Are modern car companies lumbering dinosaurs or fleet-footed innovators looking toward the next big, disruptive idea? At the moment, they seem to be both—while they boast huge revenues and have posted record profits in recent years, firms like GM and Ford also appear to feel that, on some level, the sun is setting on their business model. And they are scrambling to reinvent themselves as firms that provide all sorts of transportation options, from ride-hailing services to cars that drive themselves.
As the cover story in the most recent issue of Fortune puts it:
For 125 years U.S. auto companies made their money on the manufacture of motor vehicles. Now they must be in the business of ride-hailing apps, shuttle buses, 3D maps, and computers on wheels that drive themselves. They’re no longer automotive companies either—they’re now calling themselves “mobility” companies.
This change has come about with dizzying speed—a decade ago, robotic cars only existed in research projects funded by DARPA. Most of them barely worked. Today they represent such a threat to the car industry’s status quo that Ford’s president and CEO, Mark Fields, has said the company must “disrupt itself” if it is to survive. Earlier this year GM bought driverless-car startup Cruise Automation for $1 billion. An avalanche of deals ensued:
In May, Toyota struck a partnership with Uber, Volkswagen invested $300 million in ride-hailing company Gett, Apple poured $1 billion into China’s Didi Chuxing, and Google partnered with Fiat Chrysler to outfit 100 Pacifica minivans with self-driving technology.

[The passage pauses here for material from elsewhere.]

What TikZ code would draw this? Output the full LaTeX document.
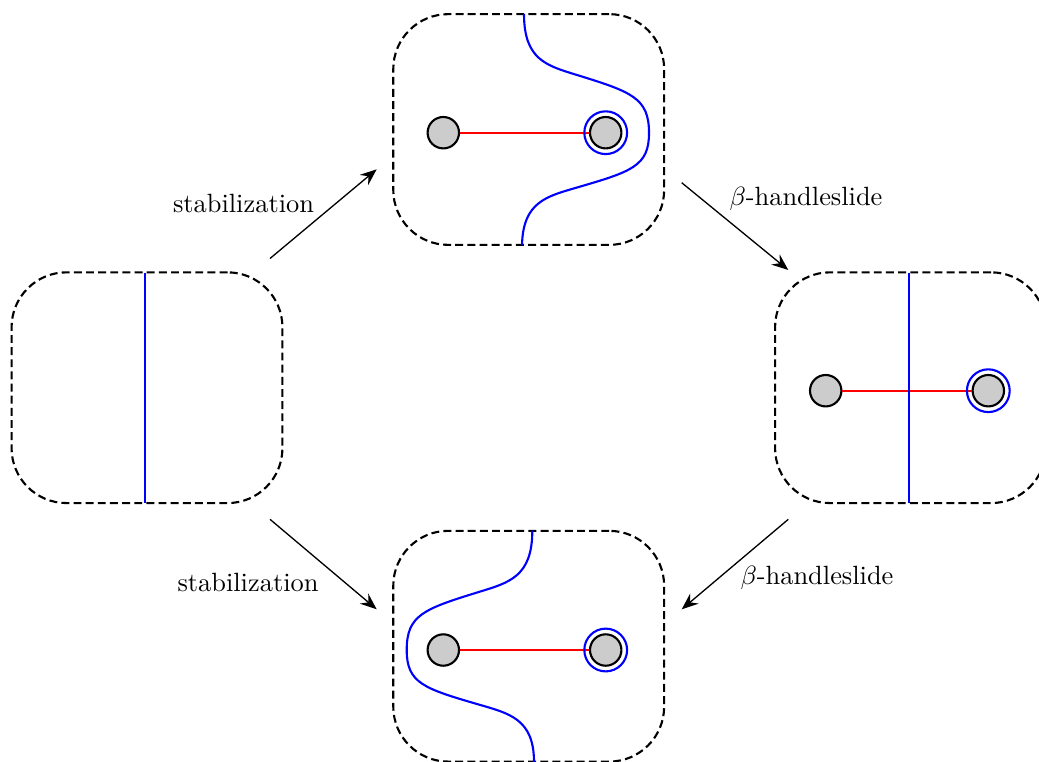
\documentclass[tikz,border=0pt]{standalone}
\usetikzlibrary{arrows.meta}
\begin{document}
\begin{tikzpicture}[x=0.3788pt,y=-0.3788pt,
  box/.style={draw, line width=0.8pt, dash pattern=on 3pt off 1.6pt, rounded corners=20.8pt,
    minimum width=102.6pt, minimum height=87.4pt, inner sep=0pt},
  disk/.style={circle, draw, line width=0.8pt, fill=black!20, minimum size=11.9pt, inner sep=0pt},
  bline/.style={blue, line width=0.8pt},
  rline/.style={red, line width=0.8pt},
  ring/.style={blue, line width=0.8pt},
  arr/.style={line width=0.5pt, -{Stealth[length=6.3pt,width=5pt,inset=2.2pt]}},
  lab/.style={anchor=base, inner sep=0pt}]
\useasboundingbox (0,0) rectangle (1039,761);
% boxes
\node[box] (L) at (147,387.7) {};
\node[box] (T) at (528.7,129.5) {};
\node[box] (R) at (910.5,387.7) {};
\node[box] (B) at (528.7,646.2) {};
% left box
\draw[bline] (145,272.7) -- (145,502.7);
% top box
\node[disk] (t1) at (443.3,132.7) {};
\node[disk] (t2) at (605.7,132.7) {};
\draw[rline] (t1) -- (t2);
\draw[ring] (t2.center) circle[radius=8.1pt];
\begin{scope}[shift={(649,133)}]
\draw[bline] (-125,-119) .. controls (-125,-73) and (-102,-67.3) .. (-72,-58)
  .. controls (-17,-41) and (0,-35) .. (0,0)
  .. controls (0,33) and (-17,38.5) .. (-72,54.5)
  .. controls (-102,63.3) and (-126,68.6) .. (-127,112);
\end{scope}
% right box
\node[disk] (r1) at (825.7,390.7) {};
\node[disk] (r2) at (988.3,390.7) {};
\draw[rline] (r1) -- (r2);
\draw[ring] (r2.center) circle[radius=8.1pt];
\draw[bline] (909,272.7) -- (909,502.7);
% bottom box
\node[disk] (b1) at (443.3,650) {};
\node[disk] (b2) at (605.7,650) {};
\draw[rline] (b1) -- (b2);
\draw[ring] (b2.center) circle[radius=8.1pt];
\begin{scope}[shift={(406.7,650)}, xscale=-1]
\draw[bline] (-125.6,-119.3) .. controls (-125.6,-73) and (-102,-67.3) .. (-72,-58)
  .. controls (-17,-41) and (0,-35) .. (0,0)
  .. controls (0,33) and (-17,38.5) .. (-72,54.5)
  .. controls (-102,63.3) and (-127.3,68.6) .. (-127.3,112);
\end{scope}
% arrows
\coordinate (a1s) at (270,258.5);
\coordinate (a1e) at (376.7,169.3);
\coordinate (a2s) at (681.7,182.7);
\coordinate (a2e) at (788.3,270);
\coordinate (a3s) at (270,519.3);
\coordinate (a3e) at (376.7,609.3);
\coordinate (a4s) at (788.3,519.3);
\coordinate (a4e) at (681.7,609.3);
\draw[arr] (a1s) -- (a1e);
\draw[arr] (a2s) -- (a2e);
\draw[arr] (a3s) -- (a3e);
\draw[arr] (a4s) -- (a4e);
% labels
\node[lab] (l1) at (243.5,212.3) {stabilization};
\node[lab] (l2) at (806,205) {$\beta$-handleslide};
\node[lab] (l3) at (248,591) {stabilization};
\node[lab] (l4) at (817,584) {$\beta$-handleslide};
\end{tikzpicture}
\end{document}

But drawing a line between nervous car company executives and a wholesale change in how the average driver approaches owning and driving a car could be a bit simplistic. Types of automation like collision avoidance and adaptive cruise control are indeed trickling into midrange cars. Luxury models come with self-parking features, and if you’re brave enough to engage Tesla’s Autopilot, you can experience the (sometimes scary) cutting edge of driverless technology that’s already available to consumers.
But the gap between far-sighted entrepreneurs and everyday drivers is large. One startup mentioned in the Fortune piece, called Zoox, is apparently building “bidirectional robo-taxis” that the company’s founder says aren’t cars at all, but “what comes after the car.” Zoox is apparently raising north of a quarter-billion dollars to make its … conveyance a reality. This kind of “post-car” outlook is popular in Silicon Valley, but people may not be ready for such visionary modes of transportation:
In May, Google posted job listings for test drivers in Arizona, which tech bloggers painted as a dream job. Who wouldn’t want to make $20 an hour sitting in a car doing nothing for eight hours a day? But the social media reaction from nontechies was a glimpse into the public’s fears of robot cars. “You’re gonna have to pay more to get me in that tin can with a mind of its own,” wrote one Facebook commenter.
The arrival of autonomous cars can’t come soon enough, given their very real promise for reducing fatalities, injuries, and property damage. But they have a long way to go yet before they have truly arrived.